Print the listing from its top line through the line containing "from bokeh.resources import INLINE", nothing more, and leave out the pictures.
##########
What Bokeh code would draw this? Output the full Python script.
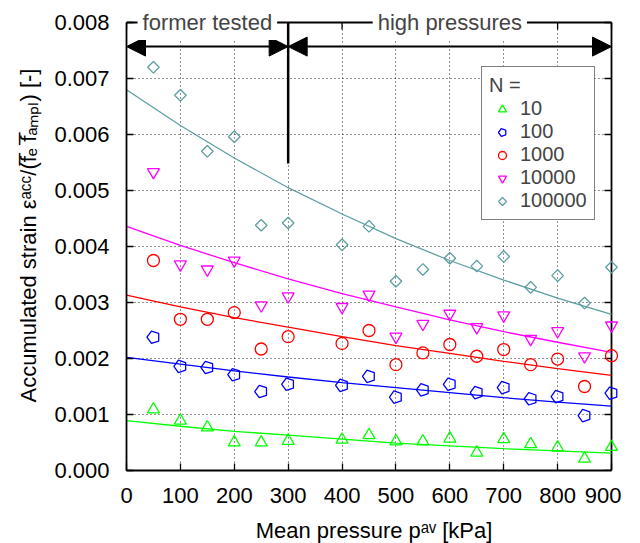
import numpy as np
from bokeh.plotting import figure
from bokeh.models import (Range1d, FixedTicker, PrintfTickFormatter, Label,
                          Arrow, NormalHead, Legend, LegendItem, BoxAnnotation)
from bokeh.embed import file_html
from bokeh.resources import INLINE

# ---------------- data (strain values in units of 1e-3) ----------------
pressure = [50, 100, 150, 200, 250, 300, 400, 450, 500, 550, 600, 650, 700, 750, 800, 850, 900]
n10 = [1.09, 0.89, 0.77, 0.50, 0.50, 0.53, 0.55, 0.63, 0.52, 0.52, 0.57, 0.32, 0.56, 0.47, 0.41, 0.21, 0.42]
n100 = [2.38, 1.86, 1.84, 1.71, 1.41, 1.54, 1.52, 1.68, 1.31, 1.44, 1.54, 1.39, 1.48, 1.28, 1.32, 0.98, 1.38]
n1000 = [3.75, 2.70, 2.70, 2.82, 2.17, 2.39, 2.27, 2.50, 1.89, 2.10, 2.25, 2.04, 2.16, 1.89, 1.99, 1.50, 2.05]
n10000 = [5.33, 3.68, 3.59, 3.75, 2.95, 3.11, 2.92, 3.14, 2.39, 2.62, 2.80, 2.56, 2.77, 2.35, 2.49, 2.04, 2.59]
n100000 = [7.20, 6.70, 5.70, 5.96, 4.38, 4.42, 4.03, 4.36, 3.38, 3.59, 3.79, 3.65, 3.82, 3.27, 3.48, 2.99, 3.63]

fit_p = [0, 100, 200, 300, 400, 500, 600, 700, 800, 900]
fit10 = [0.89, 0.79, 0.70, 0.63, 0.56, 0.49, 0.44, 0.39, 0.35, 0.31]
fit100 = [2.02, 1.90, 1.78, 1.67, 1.57, 1.48, 1.39, 1.30, 1.22, 1.15]
fit1000 = [3.13, 2.92, 2.73, 2.56, 2.39, 2.23, 2.09, 1.95, 1.82, 1.70]
fit10000 = [4.36, 4.02, 3.71, 3.42, 3.16, 2.92, 2.69, 2.48, 2.29, 2.11]
fit100000 = [6.80, 6.16, 5.58, 5.05, 4.58, 4.14, 3.75, 3.40, 3.08, 2.79]

series_labels = ["10", "100", "1000", "10000", "100000"]
x_ticks = [0, 100, 200, 300, 400, 500, 600, 700, 800, 900]
y_ticks = [0.000, 0.001, 0.002, 0.003, 0.004, 0.005, 0.006, 0.007, 0.008]
SCALE = 1e-3

X_MAX = 900
Y_MAX = 0.008
DIVIDER_P = 300
ARROW_Y = 0.00757
DIVIDER_BOTTOM = 0.00548

FONT = "Liberation Sans"
FS = "22px"

# ---------------- geometry ----------------
PLOT_W, PLOT_H = 485, 448          # pixel size of the boxed plotting area
EXTRA_R, EXTRA_T = 10, 22           # room so edge markers / top texts are not clipped
px_x = PLOT_W / X_MAX
px_y = PLOT_H / Y_MAX
x_end = X_MAX + EXTRA_R / px_x
y_end = Y_MAX + EXTRA_T / px_y
TICK_PX = 7

p = figure(frame_width=PLOT_W + EXTRA_R, frame_height=PLOT_H + EXTRA_T,
           x_range=Range1d(0, x_end), y_range=Range1d(0, y_end),
           output_backend="svg", toolbar_location=None,
           min_border_left=126, min_border_right=0, min_border_top=0, min_border_bottom=73,
           background_fill_color="white", border_fill_color="white")
p.outline_line_color = None

xt = FixedTicker(ticks=x_ticks)
yt = FixedTicker(ticks=y_ticks)

for ax in (p.xaxis[0], p.yaxis[0]):
    ax.major_tick_in = TICK_PX
    ax.major_tick_out = 0
    ax.minor_tick_in = 0
    ax.minor_tick_out = 0
    ax.axis_line_width = 1.8
    ax.major_tick_line_width = 1.3
    ax.major_label_text_font = FONT
    ax.major_label_text_font_size = FS
    ax.major_label_text_color = "black"
    ax.axis_label_text_font = FONT
    ax.axis_label_text_font_size = FS
    ax.axis_label_text_font_style = "normal"
    ax.axis_label_text_color = "black"
p.xaxis[0].ticker = xt
p.yaxis[0].ticker = yt
p.xaxis[0].bounds = (0, X_MAX)
p.yaxis[0].bounds = (0, Y_MAX)
p.yaxis[0].formatter = PrintfTickFormatter(format="%.3f")
p.yaxis[0].major_label_standoff = 17
p.xaxis[0].major_label_standoff = 17
p.xaxis[0].axis_label = "Mean pressure p\u1d43\u1d5b [kPa]"
p.xaxis[0].axis_label_standoff = 12
p.yaxis[0].axis_label = "Accumulated strain \u03b5\u1d43\u1d9c\u1d9c/(f\u0305\u2091 f\u0305\u2090\u2098\u209a\u2097) [-]"
p.yaxis[0].axis_label_standoff = 10

p.xgrid.ticker = xt
p.ygrid.ticker = yt
for g in (p.xgrid, p.ygrid):
    g.grid_line_color = "black"
    g.grid_line_alpha = 0.85
    g.grid_line_dash = "1 3"
    g.grid_line_width = 1

# white-out the grid outside the boxed area (drawn under the glyphs)
p.add_layout(BoxAnnotation(bottom=Y_MAX, fill_color="white", fill_alpha=1, line_color=None, level="underlay"))
p.add_layout(BoxAnnotation(left=X_MAX, fill_color="white", fill_alpha=1, line_color=None, level="underlay"))

# right and top border with inward ticks
p.segment(x0=[X_MAX], y0=[0], x1=[X_MAX], y1=[Y_MAX], line_color="black", line_width=1.8)
p.segment(x0=[0], y0=[Y_MAX], x1=[X_MAX], y1=[Y_MAX], line_color="black", line_width=1.8)
p.segment(x0=[X_MAX] * len(y_ticks), y0=y_ticks, x1=[X_MAX - TICK_PX / px_x] * len(y_ticks), y1=y_ticks,
          line_color="black", line_width=1.3)
p.segment(x0=x_ticks, y0=[Y_MAX] * len(x_ticks), x1=x_ticks, y1=[Y_MAX - TICK_PX / px_y] * len(x_ticks),
          line_color="black", line_width=1.3)

colors = ["#00ff00", "#0000ff", "#ff0000", "#ff00ff", "#5f9ea0"]
fits = [fit10, fit100, fit1000, fit10000, fit100000]
for c, f in zip(colors, fits):
    p.line(fit_p, list(np.array(f) * SCALE), line_color=c, line_width=1.3)

renderers = []
renderers.append(p.scatter(pressure, list(np.array(n10) * SCALE), marker="triangle", size=12,
                           fill_color=None, line_color=colors[0], line_width=1.3))
renderers.append(p.ngon(pressure, list(np.array(n100) * SCALE), radius=6.5, radius_units="screen", n=5,
                        angle=np.pi / 2, fill_color=None, line_color=colors[1], line_width=1.3))
renderers.append(p.scatter(pressure, list(np.array(n1000) * SCALE), marker="circle", size=12,
                           fill_color=None, line_color=colors[2], line_width=1.3))
renderers.append(p.scatter(pressure, list(np.array(n10000) * SCALE), marker="inverted_triangle", size=12,
                           fill_color=None, line_color=colors[3], line_width=1.3))
renderers.append(p.ngon(pressure, list(np.array(n100000) * SCALE), radius=5.8, radius_units="screen", n=4,
                        angle=0, fill_color=None, line_color=colors[4], line_width=1.3))

# divider and arrows
p.segment(x0=[DIVIDER_P], y0=[DIVIDER_BOTTOM], x1=[DIVIDER_P], y1=[Y_MAX],
          line_color="black", line_width=2.5)
for xs, xe in ((0, DIVIDER_P), (DIVIDER_P, X_MAX)):
    p.add_layout(Arrow(x_start=xs, y_start=ARROW_Y, x_end=xe, y_end=ARROW_Y, line_width=2,
                       line_color="black",
                       start=NormalHead(size=19, fill_color="black", line_color="black", line_width=1),
                       end=NormalHead(size=19, fill_color="black", line_color="black", line_width=1)))

for txt, xc in (("former tested", 150), ("high pressures", 600)):
    p.add_layout(Label(x=xc, y=Y_MAX, text=txt, text_align="center", text_baseline="middle",
                       text_font=FONT, text_font_size=FS, background_fill_color="white",
                       padding=5))

# legend
legend = Legend(items=[LegendItem(label=l, renderers=[rr]) for l, rr in zip(series_labels, renderers)],
                location=(355, 250), title="N =",
                title_text_font=FONT, title_text_font_size="20px", title_text_font_style="normal",
                label_text_font=FONT, label_text_font_size="20px",
                border_line_color="black", border_line_width=1.3,
                background_fill_color="white", background_fill_alpha=1.0,
                padding=7, spacing=0, margin=0, glyph_width=26, glyph_height=20,
                label_height=20, label_standoff=5, title_standoff=0)
p.add_layout(legend)

open("out.html", "w").write(file_html(p, INLINE))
##########
EXERCISE OUTPUT —
What Bokeh code would draw this? Output the full Python script.
import numpy as np
from bokeh.plotting import figure
from bokeh.models import (Range1d, FixedTicker, PrintfTickFormatter, Label,
                          Arrow, NormalHead, Legend, LegendItem, BoxAnnotation)
from bokeh.embed import file_html
from bokeh.resources import INLINE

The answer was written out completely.